Task statement
Scan the entries below and count the lines holding the string "with". Supply only the number.

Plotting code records
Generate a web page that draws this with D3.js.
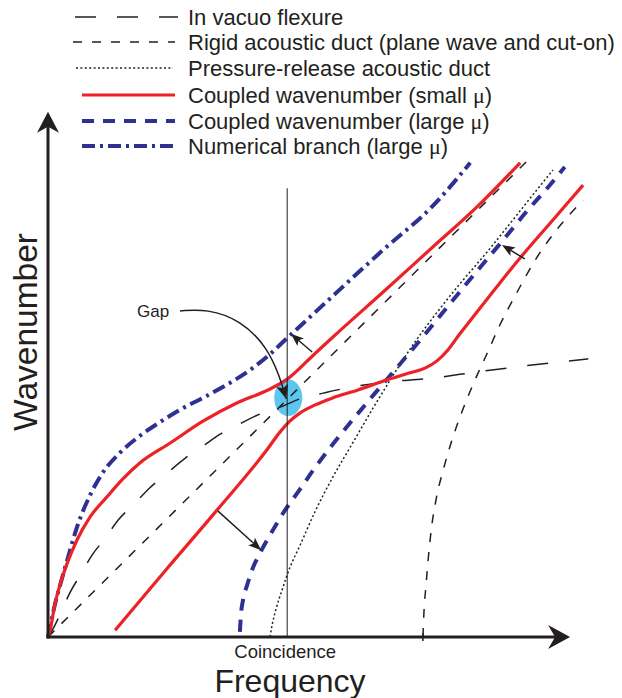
<!DOCTYPE html>
<html><head><meta charset="utf-8">
<script src="https://cdn.jsdelivr.net/npm/d3@7"></script>
<style>body{margin:0;background:#fff}svg{display:block}</style>
</head><body>
<svg id="c" width="622" height="698"></svg>
<script>
// ---- data (arbitrary frequency / wavenumber units) ----
const flexureF = [0,1.35,2.7,4.2,6.2,8.5,11,13.5,16.4,19.6,22.9,26.4,29.8,33.1,36.9,40.8,44.6,49,52.9,57.5,63.9,74,82.7,91.4,103.9];
const flexureK = [0,2.3,5.2,8.5,11.9,15.8,19,22.5,25.4,28.7,31.5,34.4,36.7,39,41,42.9,44.2,46,46.9,47.9,48.9,49.8,51,52.1,53.5];
const rigidPlaneF = [0,92.7];
const rigidPlaneK = [0,92.1];
const cutOnF = [72.1,72.3,72.7,73.1,73.7,74.6,76,77.7,79.6,81.7,84.2,86.9,90.2,93.7,97.5,102.9];
const cutOnK = [0,4.8,10,14.8,20.6,26.3,32.1,37.9,43.3,48.5,54,60,66.3,72.5,77.9,84];
const pressureF = [42.7,43.1,43.8,45,46.5,48.5,51.3,54.8,58.7,62.5,66.3,70.2,74.4,79.2,84.4,89.4,93.7,97.1];
const pressureK = [0,2.3,5.2,9,13.3,17.7,24,30.8,37.5,44,50.2,56.2,61.9,67.9,74,80.2,85.6,89.8];
const smallUpperF = [0,0.6,1.3,2.3,3.7,5.6,8.1,11.3,14.4,17.7,23.5,29.8,36.3,42.7,46,50.8,54.8,64.4,74,82.5,90.8];
const smallUpperK = [0,2.3,6.2,10,14.2,18.7,23.1,26.9,30.4,33.5,37.3,41.5,45,47.7,49.6,54,57.7,66.3,75,82.7,91.2];
const smallLowerF = [12.9,22.5,32.5,42.1,44.6,46.5,48.5,51.3,54.8,59.6,64.4,69.6,72.5,74.8,76.9,79.2,81.7,86.9,91.3,97.1,102.9];
const smallLowerK = [1.3,12.7,24.4,36,39.4,41.5,43.1,44.6,46,47.5,49.2,50.8,51.7,53.1,55.2,58.3,61.5,68.1,73.5,80.2,86.9];
const largeF = [36.9,37.1,37.5,38.3,39.4,40.8,42.7,45.2,48.1,51.3,54.8,58.7,62.9,67.7,72.9,77.9,82.7,87.5,92.1,96,99.4];
const largeK = [1,4.2,7.1,10,13.3,16.2,19.6,23.8,27.9,32.5,37.1,41.9,46.9,52.5,58.7,64.8,70.6,76.3,81.9,86.3,90.4];
const numericalF = [0,0.4,1,1.7,2.7,3.7,5.6,8.1,10.6,13.8,17.7,21.5,25.4,29.8,34,38.8,42.7,46,51,56.2,64.4,74,81.2];
const numericalK = [0,1.9,4.8,7.7,11.3,14.8,21.2,27.3,31.7,35.4,38.7,41.3,43.7,46,48.3,51.3,54.4,57.5,62.1,66.9,74.4,82.9,91.2];

const coincidenceF = 46;
const coincidenceTopK = 86.3;
const cutOnTickF = 72.1;
const gapCenter = [46.2, 46];
const gapPathF = [25.4,30.6,37.1,42.1,44.6,45.8];
const gapPathK = [62.7,63.1,60.9,55.8,50,45.8];
const arrowTails = [[50.8,54.8],[32.7,24.2],[91.7,72.7]];
const arrowTips  = [[46.7,58.3],[41,16.7],[87.3,75.4]];

const legendLabels = ["In vacuo flexure","Rigid acoustic duct (plane wave and cut-on)","Pressure-release acoustic duct","Coupled wavenumber (small ","Coupled wavenumber (large ","Numerical branch (large "];
const legendMu = [false,false,false,true,true,true];

// ---- drawing ----
const svg = d3.select("#c");
const x = d3.scaleLinear().domain([0,100]).range([48,568]);
const y = d3.scaleLinear().domain([0,100]).range([637,117]);
const INK = "#231f20", RED = "#ec2227", BLUE = "#2e3192", CYAN = "#5cc6ee";
const FONT = "'Liberation Sans', Arial, Helvetica, sans-serif";

const styles = {
  flexure:  {stroke: INK,  width: 1.5, dash: "21 21"},
  rigid:    {stroke: INK,  width: 1.5, dash: "9 10"},
  pressure: {stroke: INK,  width: 1.5, dash: "2 2.4"},
  small:    {stroke: RED,  width: 3.2, dash: null},
  large:    {stroke: BLUE, width: 4,   dash: "12 9"},
  numer:    {stroke: BLUE, width: 4,   dash: "13 5 3 5"}
};

function zip(a,b){ return a.map((v,i)=>[v,b[i]]); }
const lineGen = d3.line().x(d=>x(d[0])).y(d=>y(d[1])).curve(d3.curveMonotoneX);
const straight = d3.line().x(d=>x(d[0])).y(d=>y(d[1]));

function headPath(tx,ty,ang,L,hw,notch){
  const ux=Math.cos(ang), uy=Math.sin(ang), px=-uy, py=ux;
  const bx=tx-ux*L, by=ty-uy*L;
  return `M${tx},${ty}L${bx+px*hw},${by+py*hw}L${tx-ux*(L-notch)},${ty-uy*(L-notch)}L${bx-px*hw},${by-py*hw}Z`;
}

// gap ellipse (beneath lines)
svg.append("ellipse")
  .attr("cx", x(gapCenter[0])).attr("cy", y(gapCenter[1]))
  .attr("rx", x(2.7)-x(0)).attr("ry", y(0)-y(3.5))
  .attr("fill", CYAN);

function drawCurve(F,K,st,gen){
  svg.append("path").attr("d",(gen||lineGen)(zip(F,K)))
    .attr("fill","none").attr("stroke",st.stroke).attr("stroke-width",st.width)
    .attr("stroke-dasharray",st.dash).attr("stroke-linecap","butt");
}
drawCurve(flexureF, flexureK, styles.flexure);
drawCurve(rigidPlaneF, rigidPlaneK, styles.rigid, straight);
drawCurve(cutOnF, cutOnK, styles.rigid);
drawCurve(pressureF, pressureK, styles.pressure);
drawCurve(numericalF, numericalK, styles.numer);
drawCurve(largeF, largeK, styles.large);
drawCurve(smallUpperF, smallUpperK, styles.small);
drawCurve(smallLowerF, smallLowerK, styles.small);

// coincidence line
svg.append("line").attr("x1",x(coincidenceF)).attr("x2",x(coincidenceF))
  .attr("y1",y(0)).attr("y2",y(coincidenceTopK)).attr("stroke",INK).attr("stroke-width",1);

// cut-on tick
svg.append("line").attr("x1",x(cutOnTickF)).attr("x2",x(cutOnTickF))
  .attr("y1",y(0)-4).attr("y2",y(0)+4).attr("stroke",INK).attr("stroke-width",1.5);

// annotation arrows
arrowTails.forEach((t,i)=>{
  const tip = arrowTips[i];
  const x1=x(t[0]), y1=y(t[1]), x2=x(tip[0]), y2=y(tip[1]);
  const ang = Math.atan2(y2-y1, x2-x1);
  svg.append("line").attr("x1",x1).attr("y1",y1)
    .attr("x2",x2-Math.cos(ang)*8).attr("y2",y2-Math.sin(ang)*8)
    .attr("stroke",INK).attr("stroke-width",1.5);
  svg.append("path").attr("d",headPath(x2,y2,ang,13,5,3)).attr("fill",INK);
});

// gap curved arrow
const gapPts = zip(gapPathF, gapPathK);
svg.append("path").attr("d", d3.line().x(d=>x(d[0])).y(d=>y(d[1])).curve(d3.curveBasis)(gapPts))
  .attr("fill","none").attr("stroke",INK).attr("stroke-width",1.5);
{
  const a = gapPts[gapPts.length-2], b = gapPts[gapPts.length-1];
  const ang = Math.atan2(y(b[1])-y(a[1]), x(b[0])-x(a[0]));
  svg.append("path").attr("d",headPath(x(b[0]),y(b[1]),ang,14,6,3)).attr("fill",INK);
}
svg.append("text").attr("x", x(20.2)).attr("y", y(62.7)+6)
  .attr("text-anchor","middle").attr("font-family",FONT).attr("font-size",17).attr("fill",INK).text("Gap");

// axes
const xEnd = 100.4, yEnd = 101;
svg.append("line").attr("x1",x(0)).attr("y1",y(0)).attr("x2",x(xEnd)-14).attr("y2",y(0))
  .attr("stroke",INK).attr("stroke-width",3).attr("stroke-linecap","square");
svg.append("line").attr("x1",x(0)).attr("y1",y(0)).attr("x2",x(0)).attr("y2",y(yEnd)+14)
  .attr("stroke",INK).attr("stroke-width",3).attr("stroke-linecap","square");
svg.append("path").attr("d",headPath(x(xEnd),y(0),0,22,12,7)).attr("fill",INK);
svg.append("path").attr("d",headPath(x(0),y(yEnd),-Math.PI/2,21,11,6)).attr("fill",INK);

// axis labels
svg.append("text").attr("x",290).attr("y",692).attr("text-anchor","middle")
  .attr("font-family",FONT).attr("font-size",32).attr("fill",INK).text("Frequency");
svg.append("text").attr("x",x(coincidenceF)-2).attr("y",658).attr("text-anchor","middle")
  .attr("font-family",FONT).attr("font-size",18.5).attr("fill",INK).text("Coincidence");
svg.append("text").attr("transform","translate(37,332) rotate(-90)").attr("text-anchor","middle")
  .attr("font-family",FONT).attr("font-size",33.5).attr("fill",INK).text("Wavenumber");

// legend
const legendKeys = ["flexure","rigid","pressure","small","large","numer"];
const legBase = [25,50,76,103,129,154];
const legX0 = [75,73,76,82,82,82], legX1 = [178,175,173,175,175,175];
legendKeys.forEach((k,i)=>{
  const st = styles[k];
  const ly = legBase[i]-8;
  svg.append("line").attr("x1",legX0[i]).attr("x2",legX1[i]).attr("y1",ly).attr("y2",ly)
    .attr("stroke",st.stroke).attr("stroke-width",st.width).attr("stroke-dasharray",st.dash);
  const t = svg.append("text").attr("x",188).attr("y",legBase[i])
    .attr("font-family",FONT).attr("font-size",22).attr("fill",INK);
  t.append("tspan").text(legendLabels[i]);
  if (legendMu[i]) {
    t.append("tspan").attr("font-family","'Liberation Serif', 'Times New Roman', serif").text("\u03BC");
    t.append("tspan").text(")");
  }
});
</script>
</body></html>
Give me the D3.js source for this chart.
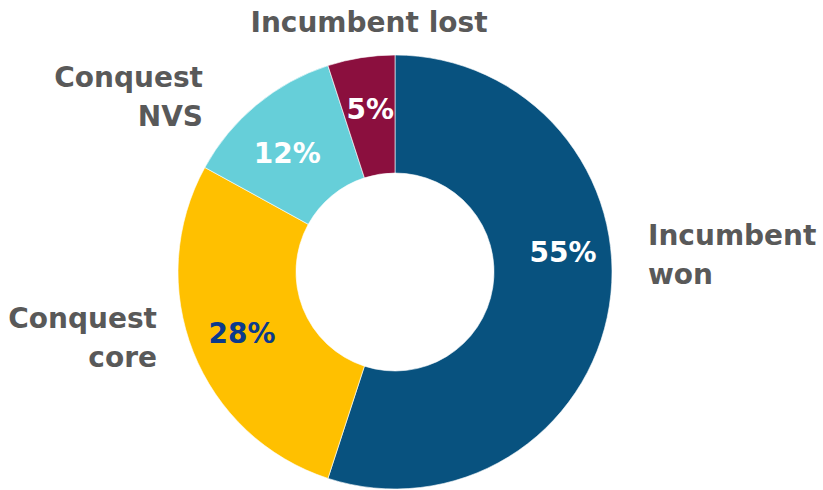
<!DOCTYPE html>
<html>
<head>
<meta charset="utf-8">
<script src="https://cdn.jsdelivr.net/npm/d3@7"></script>
<style>
  html, body { margin: 0; padding: 0; background: #fff; }
  svg { display: block; }
  text { font-family: "Century Gothic", "URW Gothic", "DejaVu Sans", sans-serif; font-weight: bold; }
</style>
</head>
<body>
<svg id="chart" width="823" height="490"></svg>
<script>
// Share of outcomes, drawn clockwise from 12 o'clock
const categories = ["Incumbent won", "Conquest core", "Conquest NVS", "Incumbent lost"];
const values = [55, 28, 12, 5];
const colors = ["#08527F", "#FFC000", "#66CFD9", "#8B0F3E"];
const valueTextColors = ["#FFFFFF", "#0B3A8C", "#FFFFFF", "#FFFFFF"];

// Category names split over lines, with anchor placement
const nameLayout = [
  { lines: ["Incumbent", "won"], x: 648, y: 245, anchor: "start" },
  { lines: ["Conquest", "core"], x: 157, y: 328, anchor: "end" },
  { lines: ["Conquest", "NVS"], x: 203, y: 87, anchor: "end" },
  { lines: ["Incumbent lost"], x: 369, y: 32, anchor: "middle" }
];
// Nudges applied to value labels from their slice centroid
const valueNudge = [[12, -44], [-6, 3], [-7, 3], [0, -6]];

const cx = 395, cy = 272, outerR = 217, innerR = 99;

const svg = d3.select("#chart");
const g = svg.append("g").attr("transform", `translate(${cx},${cy})`);

const pie = d3.pie().sort(null).value(d => d.value);
const data = pie(categories.map((c, i) => ({ name: c, value: values[i], i })));

const arc = d3.arc().innerRadius(innerR).outerRadius(outerR);
const labelArc = d3.arc().innerRadius(158).outerRadius(158);

g.selectAll("path.slice")
  .data(data)
  .join("path")
  .attr("class", "slice")
  .attr("d", arc)
  .attr("fill", d => colors[d.data.i])
  .attr("stroke", "#fff")
  .attr("stroke-width", 0.6);

g.selectAll("text.value")
  .data(data)
  .join("text")
  .attr("class", "value")
  .attr("x", d => labelArc.centroid(d)[0] + valueNudge[d.data.i][0])
  .attr("y", d => labelArc.centroid(d)[1] + valueNudge[d.data.i][1])
  .attr("text-anchor", "middle")
  .attr("dominant-baseline", "central")
  .attr("fill", d => valueTextColors[d.data.i])
  .style("font-size", "28px")
  .text(d => d.data.value + "%");

const names = svg.selectAll("text.name")
  .data(nameLayout)
  .join("text")
  .attr("class", "name")
  .attr("text-anchor", d => d.anchor)
  .attr("fill", "#595959")
  .style("font-size", "28px");

names.each(function(d) {
  const t = d3.select(this);
  d.lines.forEach((line, k) => {
    t.append("tspan").attr("x", d.x).attr("y", d.y + k * 39).text(line);
  });
});
</script>
</body>
</html>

Exercise answer
2